Arguments of a similar nature have been made in other cases. We think a clear, satisfactory and complete answer to the contention was made in the case of O'Sullivan Rubber Co. v. Commissioner, 2 Cir., 120 F.2d 845, 847. We concur in the statement of that court "that Congress, in correcting an evil, is not narrowly confined *425 to the specific instances which suggested the remedy."

Prior to 1942 an individual owner of boats held as were the boats in this case would have been unable to take depreciation and expense deductions because the vessels were not used in a trade or business. In that year § 23(a) (2) and § 23 (l)[2] of the code, 26 U.S.C.A. §§ 23(a) (2) and 23 (l), were amended, Revenue Act 1942, § 121(a, c), to allow such deductions for property held for the production of income; however, the amending statute referred expressly to individuals. No change was made in the case of personal holding companies.

The failure to alter the provisions of § 505(b) in 1942 is significant of a Congressional intent contrary to that suggested by petitioner. That individual income taxes are to be differentiated from personal holding company income taxes is made apparent by §§ 505(c) and 505(d) which deny deductions to the latter for net loss carry-over and capital loss carry-over in spite of the individual being able to take advantage of these deductions. The 1942 amendments to § 23 extended the differentiation to depreciation and expense deductions.

Petitioner cites cases in support of the thesis that statutes should be construed to incorporate the intent of Congress and to avoid absurd results. The cases so cited deal with broad statutory language as applied to situations that were patently not within a reasonable interpretation of the apparent statutory policy. Section 505(b), however, is explicit in terms, and evinces a reasonable intent on the part of Congress to distinguish between personal holding companies and other taxpayers. That the particular instance which gave rise to § 505(b) is not presented by these facts does not militate against its application to them. O'Sullivan Rubber Co. v. Commissioner, supra.

The decision of the Tax Court is affirmed.

NOTES

[1] § 505(b) of the Internal Revenue Code, 26 U.S.C.A. § 505(b), is as follows:

"(b) Deductions not allowed. The aggregate of the deductions allowed under section 23 (a), relating to expenses, and section 23 (l), relating to depreciation, which are allocable to the operation and maintenance of property owned or operated by the corporation, shall be allowed only in an amount equal to the rent or other compensation received for the use of, or the right to use, the property, unless it is established (under regulations prescribed by the Commissioner with the approval of the Secretary) to the satisfaction of the Commissioner:

"(1) That the rent or other compensation received was the highest obtainable, or, if none was received, that none was obtainable;

"(2) That the property was held in the course of a business carried on bona fide for profit; and

"(3) Either that there was reasonable expectation that the operation of the property would result in a profit, or that the property was necessary to the conduct of the business."

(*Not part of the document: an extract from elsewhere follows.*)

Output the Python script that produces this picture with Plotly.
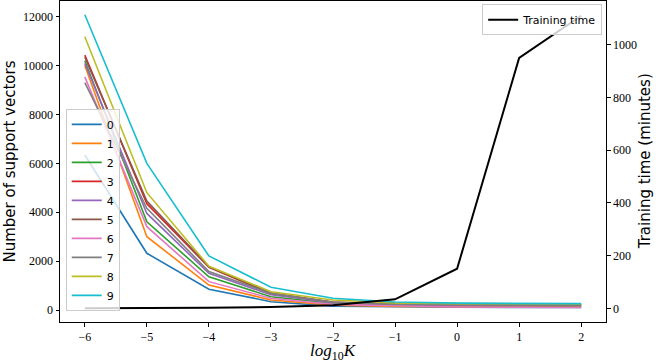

[2] §§ 23 (a) (2) and 23 (l) of the Internal Revenue Code, 26 U.S.C.A. §§ 23 (a) (2) and 23 (l) are as follows:

§ 23. Deductions from gross income * * *

"(a) Expenses * * *

"(2) Non-trade or non-business expenses. In the case of an individual, all the ordinary and necessary expenses paid or incurred during the taxable year for the production or collection of income, or for the management, conservation, or maintenance of property held for the production of income.

* * * * * * *

"(l) Depreciation. A reasonable allowance for the exhaustion, wear and tear (including a reasonable allowance for obsolescence) —

"(1) * * *

"(2) of property held for the production of income."